┌─ SUPPLIED MATERIAL
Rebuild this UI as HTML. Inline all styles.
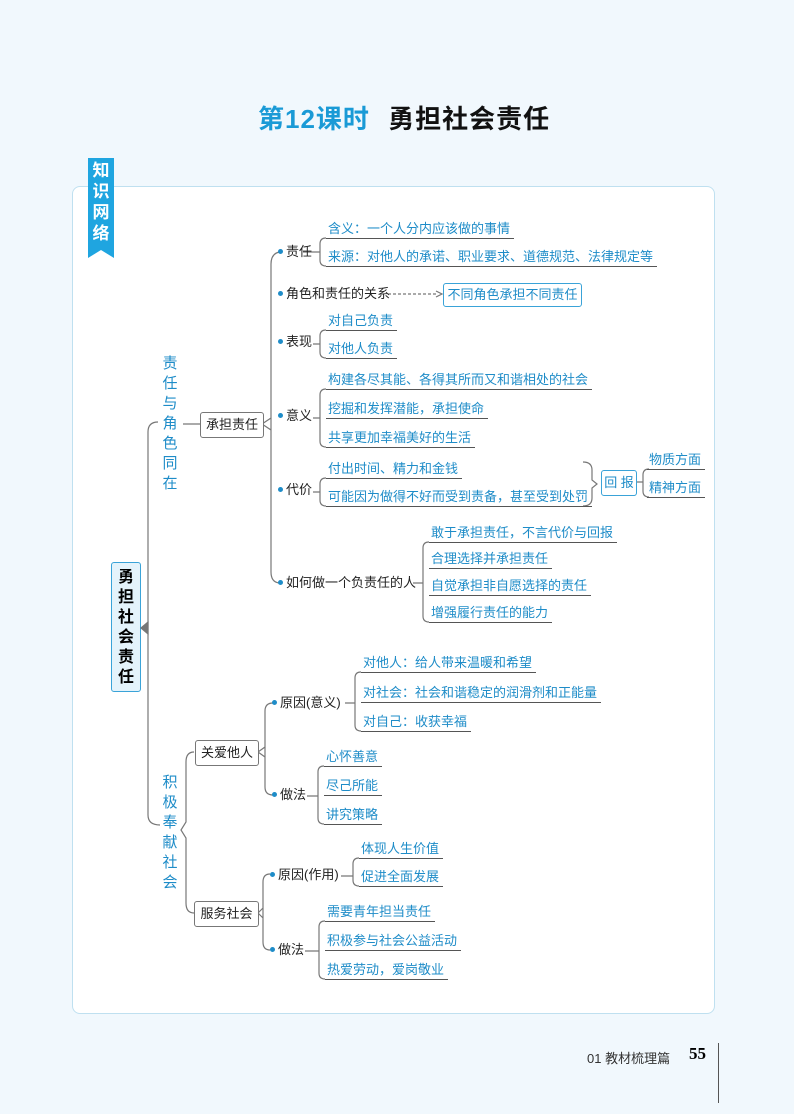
<!DOCTYPE html>
<html><head><meta charset="utf-8"><style>
body{margin:0;width:794px;height:1114px;background:#f1f8fd;position:relative;overflow:hidden;font-family:"Liberation Sans","Noto Sans CJK SC",sans-serif;}
.a{position:absolute;white-space:nowrap;}
.leaf{position:absolute;white-space:nowrap;color:#1e8cc8;font-size:13px;line-height:18px;height:18px;border-bottom:1px solid #555;padding:0 4px 0 2px;}
.n{position:absolute;white-space:nowrap;font-size:13px;line-height:18px;color:#222;}
.dot{display:inline-block;width:5px;height:5px;border-radius:50%;background:#1e8cc8;margin-right:3px;vertical-align:middle;position:relative;top:-1px}
.box{position:absolute;border:1px solid #777;border-radius:3px;background:#fff;font-size:13px;text-align:center;color:#222;}
.vt{position:absolute;color:#1e8cc8;font-size:15px;line-height:20px;width:20px;text-align:center;white-space:normal;}
</style></head><body>
<div class="a" style="left:258px;top:99px;font-size:26px;letter-spacing:1px;font-weight:bold;color:#1a9ad6;">第12课时 <span style="color:#111;margin-left:10px">勇担社会责任</span></div>
<div class="a" style="left:72px;top:186px;width:641px;height:826px;border:1px solid #bfe0f0;border-radius:8px;background:#fff;"></div>
<svg class="a" style="left:88px;top:158px" width="26" height="102"><polygon points="0,0 26,0 26,100 13,92 0,100" fill="#1fa5e0"/></svg>
<div class="a" style="left:88px;top:160px;width:26px;color:#fff;font-weight:bold;font-size:17px;line-height:21px;text-align:center;white-space:normal;">知识网络</div>
<div class="a" style="left:111px;top:562px;width:30px;height:130px;background:#e4f3fb;border:1px solid #3aa3d8;border-radius:3px;font-weight:bold;font-size:16px;line-height:20px;text-align:center;padding-top:5px;box-sizing:border-box;white-space:normal;">勇担社会责任</div>

<svg class="a" style="left:0;top:0" width="794" height="1114" fill="none" stroke="#777" stroke-width="1.2">
<path d="M158,422 Q148,422 148,432 L148,815 Q148,825 160,825"/><path d="M141,628 L148,622 L148,634Z" fill="#777"/>
<path d="M183,424 L200,424"/>
<path d="M279,252 Q271,254 271,264 L271,572 Q271,582 279,583 M262,424 L271,418 M262,424 L271,430"/>
<path d="M194,752 Q186,752 186,762 L186,822 L181,830 L186,838 L186,903 Q186,913 194,913"/>
<path d="M273,703 Q265,703 265,711 L265,787 Q265,795 273,795 M258,752 L265,747 M258,752 L265,757"/>
<path d="M270,874 Q263,874 263,882 L263,942 Q263,950 270,950 M258,913 L263,908 M258,913 L263,918"/>
<path d="M303,252 H320 M326,238 Q320,238 320,244 L320,260 Q320,266 326,266"/>
<path d="M313,344 H320 M326,330 Q320,330 320,336 L320,352 Q320,358 326,358"/>
<path d="M313,418 H320 M326,389 Q320,389 320,395 L320,441 Q320,447 326,447"/>
<path d="M313,492 H320 M326,478 Q320,478 320,484 L320,500 Q320,506 326,506"/>
<path d="M413,583 H423 M429,542 Q423,542 423,548 L423,616 Q423,622 429,622"/>
<path d="M345,703 H355 M361,672 Q355,672 355,678 L355,725 Q355,731 361,731"/>
<path d="M307,796 H318 M324,766 Q318,766 318,772 L318,818 Q318,824 324,824"/>
<path d="M341,876 H353 M359,858 Q353,858 353,864 L353,880 Q353,886 359,886"/>
<path d="M305,951 H319 M325,921 Q319,921 319,927 L319,973 Q319,979 325,979"/>
<path d="M583,462 Q592,462 592,470 L592,480 L597,484 L592,488 L592,498 Q592,506 583,506"/>
<path d="M635,482 H643 M649,469 Q643,469 643,475 L643,491 Q643,497 649,497"/>
<path d="M388,294 H436" stroke-dasharray="3,2"/><path d="M436,291 L442,294 L436,297" />
</svg>

<div class="vt" style="left:160px;top:354px;">责任与角色同在</div>
<div class="vt" style="left:160px;top:773px;">积极奉献社会</div>
<div class="box" style="left:200px;top:412px;width:62px;height:24px;line-height:24px;">承担责任</div>
<div class="box" style="left:195px;top:740px;width:62px;height:24px;line-height:24px;">关爱他人</div>
<div class="box" style="left:194px;top:901px;width:63px;height:24px;line-height:24px;">服务社会</div>
<div class="box" style="left:443px;top:283px;width:137px;height:22px;line-height:22px;color:#1e8cc8;border-color:#3aa3d8;">不同角色承担不同责任</div>
<div class="box" style="left:601px;top:470px;width:34px;height:24px;line-height:24px;color:#1e8cc8;border-color:#3aa3d8;">回 报</div>

<div class="n" style="left:278px;top:243px"><span class="dot"></span>责任</div>
<div class="n" style="left:278px;top:285px"><span class="dot"></span>角色和责任的关系</div>
<div class="n" style="left:278px;top:333px"><span class="dot"></span>表现</div>
<div class="n" style="left:278px;top:407px"><span class="dot"></span>意义</div>
<div class="n" style="left:278px;top:481px"><span class="dot"></span>代价</div>
<div class="n" style="left:278px;top:574px"><span class="dot"></span>如何做一个负责任的人</div>
<div class="n" style="left:272px;top:694px"><span class="dot"></span>原因(意义)</div>
<div class="n" style="left:272px;top:786px"><span class="dot"></span>做法</div>
<div class="n" style="left:270px;top:866px"><span class="dot"></span>原因(作用)</div>
<div class="n" style="left:270px;top:941px"><span class="dot"></span>做法</div>

<div class="leaf" style="left:326px;top:220px">含义：一个人分内应该做的事情</div>
<div class="leaf" style="left:326px;top:248px">来源：对他人的承诺、职业要求、道德规范、法律规定等</div>
<div class="leaf" style="left:326px;top:312px">对自己负责</div>
<div class="leaf" style="left:326px;top:340px">对他人负责</div>
<div class="leaf" style="left:326px;top:371px">构建各尽其能、各得其所而又和谐相处的社会</div>
<div class="leaf" style="left:326px;top:400px">挖掘和发挥潜能，承担使命</div>
<div class="leaf" style="left:326px;top:429px">共享更加幸福美好的生活</div>
<div class="leaf" style="left:326px;top:460px">付出时间、精力和金钱</div>
<div class="leaf" style="left:326px;top:488px">可能因为做得不好而受到责备，甚至受到处罚</div>
<div class="leaf" style="left:647px;top:451px">物质方面</div>
<div class="leaf" style="left:647px;top:479px">精神方面</div>
<div class="leaf" style="left:429px;top:524px">敢于承担责任，不言代价与回报</div>
<div class="leaf" style="left:429px;top:550px">合理选择并承担责任</div>
<div class="leaf" style="left:429px;top:577px">自觉承担非自愿选择的责任</div>
<div class="leaf" style="left:429px;top:604px">增强履行责任的能力</div>
<div class="leaf" style="left:361px;top:654px">对他人：给人带来温暖和希望</div>
<div class="leaf" style="left:361px;top:684px">对社会：社会和谐稳定的润滑剂和正能量</div>
<div class="leaf" style="left:361px;top:713px">对自己：收获幸福</div>
<div class="leaf" style="left:324px;top:748px">心怀善意</div>
<div class="leaf" style="left:324px;top:777px">尽己所能</div>
<div class="leaf" style="left:324px;top:806px">讲究策略</div>
<div class="leaf" style="left:359px;top:840px">体现人生价值</div>
<div class="leaf" style="left:359px;top:868px">促进全面发展</div>
<div class="leaf" style="left:325px;top:903px">需要青年担当责任</div>
<div class="leaf" style="left:325px;top:932px">积极参与社会公益活动</div>
<div class="leaf" style="left:325px;top:961px">热爱劳动，爱岗敬业</div>

<div class="a" style="left:587px;top:1048px;font-size:13px;color:#333;">01 教材梳理篇</div>
<div class="a" style="left:689px;top:1044px;font-size:17px;font-weight:bold;font-family:'Liberation Serif',serif;">55</div>
<div class="a" style="left:718px;top:1043px;width:1px;height:60px;background:#555;"></div>
</body></html>
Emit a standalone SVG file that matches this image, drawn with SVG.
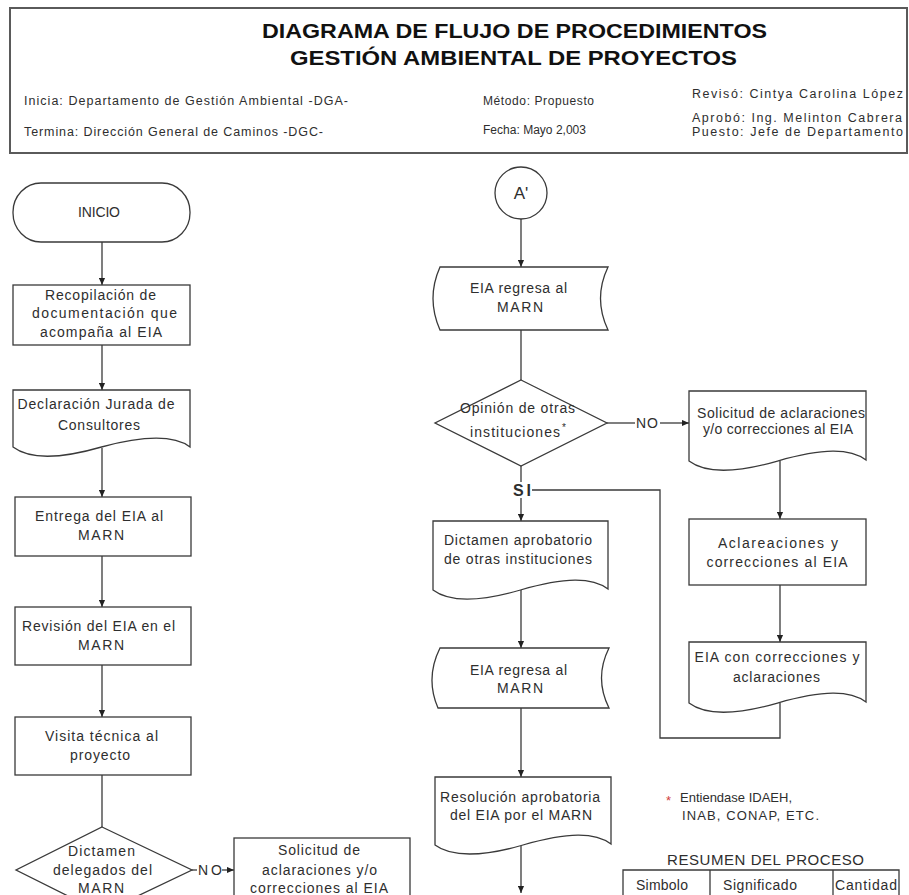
└─
THE EXERCISE: Return each line of the listing that holds the string "this".

WRITTEN ANSWER:
Rebuild this UI as HTML. Inline all styles.
Emit a standalone SVG file that matches this image, drawn with SVG.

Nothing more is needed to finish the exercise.